TASK MATERIAL -

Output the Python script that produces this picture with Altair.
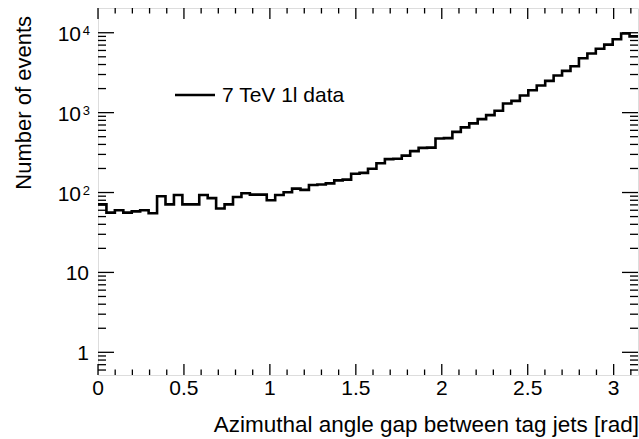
import altair as alt
import numpy as np
import pandas as pd

# Event counts per azimuthal-angle bin (64 equal bins from 0 to pi)
counts = [
    71, 56, 60, 56, 58, 60, 55, 90, 71, 93,
    71, 71, 93, 85, 63, 71, 88, 98, 94, 94,
    80, 93, 101, 112, 108, 124, 126, 130, 142, 145,
    172, 176, 198, 232, 262, 265, 290, 330, 362, 365,
    475, 480, 574, 653, 733, 830, 931, 1054, 1303, 1405,
    1641, 1910, 2188, 2500, 2917, 3334, 3810, 4800, 5500, 6300,
    7100, 8300, 9800, 9000,
]
n_bins = len(counts)

x_major = [0, 0.5, 1, 1.5, 2, 2.5, 3]
x_labels = ["0", "0.5", "1", "1.5", "2", "2.5", "3"]
y_major = [1, 10, 100, 1000, 10000]
y_base = ["1", "10", "10", "10", "10"]
y_exp = ["", "", "2", "3", "4"]

legend_label = "7 TeV 1l data"
x_title = "Azimuthal angle gap between tag jets [rad]"
y_title = "Number of events"

W, H = 540, 367
FONT = "Liberation Sans"

edges = np.linspace(0, np.pi, n_bins + 1)
hist = pd.DataFrame({"x": edges, "n": counts + [counts[-1]]})

x_minor = [round(0.1 * i, 1) for i in range(32) if (i % 5) != 0]
y_minor = [m * 10.0 ** d for d in range(-1, 4) for m in range(2, 10) if m * 10.0 ** d > 0.52]

xs = alt.Scale(domain=[0, float(np.pi)], nice=False, zero=False)
ys = alt.Scale(type="log", domain=[0.52, 20400], nice=False)

def X(f):
    return alt.X(f, type="quantitative", scale=xs, axis=None)

def Y(f):
    return alt.Y(f, type="quantitative", scale=ys, axis=None)

line = alt.Chart(hist).mark_line(
    interpolate="step-after", color="black", strokeWidth=2.6
).encode(x=X("x"), y=Y("n"))

xt_major = pd.DataFrame({"t": x_major, "label": x_labels})
xt_minor = pd.DataFrame({"t": x_minor})
yt_major = pd.DataFrame({"t": y_major, "base": y_base, "exp": y_exp})
yt_minor = pd.DataFrame({"t": y_minor})

tick_style = dict(color="black", strokeWidth=1.3)
layers = [line]
# ticks pointing into the frame on all four sides
for df, ln in ((xt_major, 11), (xt_minor, 5.5)):
    layers.append(alt.Chart(df).mark_rule(**tick_style).encode(
        x=X("t"), y=alt.value(H), y2=alt.value(H - ln)))
    layers.append(alt.Chart(df).mark_rule(**tick_style).encode(
        x=X("t"), y=alt.value(0), y2=alt.value(ln)))
for df, ln in ((yt_major, 16), (yt_minor, 8)):
    layers.append(alt.Chart(df).mark_rule(**tick_style).encode(
        y=Y("t"), x=alt.value(0), x2=alt.value(ln)))
    layers.append(alt.Chart(df).mark_rule(**tick_style).encode(
        y=Y("t"), x=alt.value(W), x2=alt.value(W - ln)))

# tick labels
layers.append(alt.Chart(xt_major).mark_text(
    font=FONT, fontSize=21, align="center", baseline="alphabetic", color="black"
).encode(x=X("t"), y=alt.value(H + 20), text="label:N"))

layers.append(alt.Chart(yt_major).transform_filter("datum.exp == ''").mark_text(
    font=FONT, fontSize=21, align="right", baseline="alphabetic", dy=8, color="black"
).encode(y=Y("t"), x=alt.value(-9), text="base:N"))
layers.append(alt.Chart(yt_major).transform_filter("datum.exp != ''").mark_text(
    font=FONT, fontSize=21, align="right", baseline="alphabetic", dy=8, color="black"
).encode(y=Y("t"), x=alt.value(-17), text="base:N"))
layers.append(alt.Chart(yt_major).transform_filter("datum.exp != ''").mark_text(
    font=FONT, fontSize=13, align="right", baseline="alphabetic", dy=2, color="black"
).encode(y=Y("t"), x=alt.value(-8), text="exp:N"))

# axis titles
layers.append(alt.Chart(pd.DataFrame({"s": [x_title]})).mark_text(
    font=FONT, fontSize=22.5, align="right", baseline="alphabetic", color="black"
).encode(x=alt.value(W + 1), y=alt.value(424), text="s:N"))
layers.append(alt.Chart(pd.DataFrame({"s": [y_title]})).mark_text(
    font=FONT, fontSize=22, align="right", baseline="alphabetic", angle=270, color="black"
).encode(x=alt.value(-67), y=alt.value(8), text="s:N"))

# legend
legend_df = pd.DataFrame({"s": [legend_label]})
layers.append(alt.Chart(legend_df).mark_rule(color="black", strokeWidth=2.6).encode(
    x=alt.value(77), x2=alt.value(117), y=alt.value(87)))
layers.append(alt.Chart(legend_df).mark_text(
    font=FONT, fontSize=21, align="left", baseline="middle", color="black"
).encode(x=alt.value(124), y=alt.value(88), text="s:N"))

chart = alt.layer(*layers).properties(
    width=W, height=H,
    autosize=alt.AutoSizeParams(type="none"),
    padding={"left": 98, "top": 8, "right": 1, "bottom": 64},
).configure_view(stroke="black", strokeWidth=1.8).configure(background="white")

chart.save("out.html", embed_options={"renderer": "svg", "actions": False})
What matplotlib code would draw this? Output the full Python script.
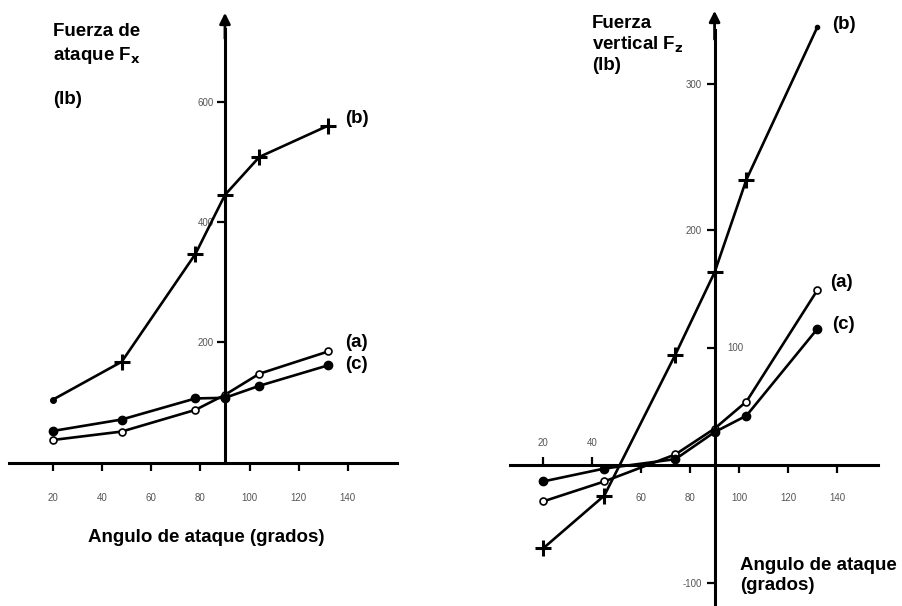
import numpy as np
import matplotlib.pyplot as plt

# angulo de ataque (grados)
ang_fx = [20, 48, 78, 90, 104, 132]
ang_fz = [20, 45, 74, 90, 103, 132]

# fuerza de ataque Fx (lb)
fx_a = [38, 52, 88, 113, 148, 185]
fx_b = [105, 168, 347, 445, 508, 560]
fx_c = [53, 72, 107, 108, 128, 162]

# fuerza vertical Fz (lb)
fz_a = [-31, -14, 9, 31, 54, 149]
fz_b = [-71, -26, 94, 164, 243, 373]
fz_c = [-14, -3, 5, 28, 42, 116]

x_ticks = [20, 40, 60, 80, 100, 120, 140]

W, H = 903, 606
plt.rcParams['font.family'] = ['Liberation Sans', 'DejaVu Sans']
fig = plt.figure(figsize=(W / 100, H / 100), dpi=100)


def box(x0, y0, x1, y1):
    # pixel box (top-left origin) -> figure fraction
    return [x0 / W, 1 - y1 / H, (x1 - x0) / W, (y1 - y0) / H]


def setup(ax):
    for s in ['top', 'right']:
        ax.spines[s].set_visible(False)
    ax.spines['bottom'].set_position(('data', 0))
    ax.spines['left'].set_position(('data', 90))
    ax.spines['bottom'].set_linewidth(2.2)
    ax.spines['left'].set_linewidth(2.2)
    ax.tick_params(length=6, width=1.6, labelsize=7, labelcolor='#555555')
    ax.patch.set_alpha(0)


lw = 1.9
bold = dict(fontweight='bold', fontsize=13.5)

# ---------------- left panel: Fx ----------------
ax1 = fig.add_axes(box(8.7, 10, 397, 499))
setup(ax1)
ax1.set_xlim(2, 160)
ax1.set_ylim(-60, 752)
ax1.spines['left'].set_bounds(0, 720)
ax1.annotate('', xy=(90, 752), xytext=(90, 700),
             arrowprops=dict(arrowstyle='-|>', color='k', lw=2, mutation_scale=16))
ax1.set_xticks(x_ticks)
ax1.set_xticklabels(['20', '40', '60', '80', '100', '120', '140'])
ax1.tick_params(axis='x', pad=16)
ax1.tick_params(axis='y', pad=2)
ax1.set_yticks([200, 400, 600])
ax1.set_yticklabels(['200', '400', '600'])

ax1.plot(ang_fx, fx_b, color='k', lw=lw)
ax1.plot(ang_fx[0], fx_b[0], 'o', color='k', ms=4)
ax1.plot(ang_fx[1:], fx_b[1:], '+', color='k', ms=11, mew=2.2)
ax1.plot(ang_fx, fx_a, color='k', lw=lw, marker='o', ms=5, mfc='white', mew=1.2)
ax1.plot(ang_fx, fx_c, color='k', lw=lw, marker='o', ms=6)

ax1.text(139, fx_b[-1] + 12, '(b)', va='center', **bold)
ax1.text(139, fx_a[-1] + 15, '(a)', va='center', **bold)
ax1.text(139, fx_c[-1] + 2, '(c)', va='center', **bold)

fig.text(53 / W, 1 - 32 / H, 'Fuerza de', va='center', **bold)
fig.text(53 / W, 1 - 56 / H, r'ataque F$_{\mathbf{x}}$', va='center', **bold)
fig.text(53 / W, 1 - 100 / H, '(lb)', va='center', **bold)
fig.text(206 / W, 1 - 538 / H, 'Angulo de ataque (grados)', ha='center', va='center', **bold)

# ---------------- right panel: Fz ----------------
ax2 = fig.add_axes(box(510, 8, 878, 606))
setup(ax2)
ax2.set_xlim(6.5, 156.7)
ax2.set_ylim(-120, 389)
ax2.spines['left'].set_bounds(-120, 370)
ax2.annotate('', xy=(90, 389), xytext=(90, 360),
             arrowprops=dict(arrowstyle='-|>', color='k', lw=2, mutation_scale=16))
ax2.set_xticks(x_ticks)
ax2.set_xticklabels(['', '', '60', '80', '100', '120', '140'])
ax2.tick_params(axis='x', pad=14)
ax2.tick_params(axis='y', pad=3)
for t in ax2.xaxis.get_major_ticks()[:2]:
    t.tick1line.set_marker(2)
ax2.text(20, 19, '20', ha='center', va='center', fontsize=7, color='#555555')
ax2.text(40, 19, '40', ha='center', va='center', fontsize=7, color='#555555')
ax2.set_yticks([-100, 100, 200, 324])
ax2.set_yticklabels(['-100', '', '200', '300'])
ax2.text(95, 100, '100', ha='left', va='center', fontsize=7, color='#555555')

ax2.plot(ang_fz, fz_b, color='k', lw=lw)
ax2.plot(ang_fz[:-1], fz_b[:-1], '+', color='k', ms=11, mew=2.2)
ax2.plot(ang_fz[-1], fz_b[-1], 'o', color='k', ms=3)
ax2.plot(ang_fz, fz_a, color='k', lw=lw, marker='o', ms=5, mfc='white', mew=1.2)
ax2.plot(ang_fz, fz_c, color='k', lw=lw, marker='o', ms=6)

ax2.text(138, fz_b[-1] + 2, '(b)', va='center', **bold)
ax2.text(137, fz_a[-1] + 6, '(a)', va='center', **bold)
ax2.text(138, fz_c[-1] + 4, '(c)', va='center', **bold)

fig.text(592 / W, 1 - 24 / H, 'Fuerza', va='center', **bold)
fig.text(592 / W, 1 - 45 / H, r'vertical F$_{\mathbf{z}}$', va='center', **bold)
fig.text(592 / W, 1 - 66 / H, '(lb)', va='center', **bold)
fig.text(740 / W, 1 - 565 / H, 'Angulo de ataque', va='center', **bold)
fig.text(740 / W, 1 - 585 / H, '(grados)', va='center', **bold)

fig.savefig('out.png', dpi=100)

WHAT IS EXPECTED - Check each line of the entries for the string "script". Copy the lines that have it.

ANSWER BELOW -
Output the Python script that produces this picture with Altair.
What matplotlib code would draw this? Output the full Python script.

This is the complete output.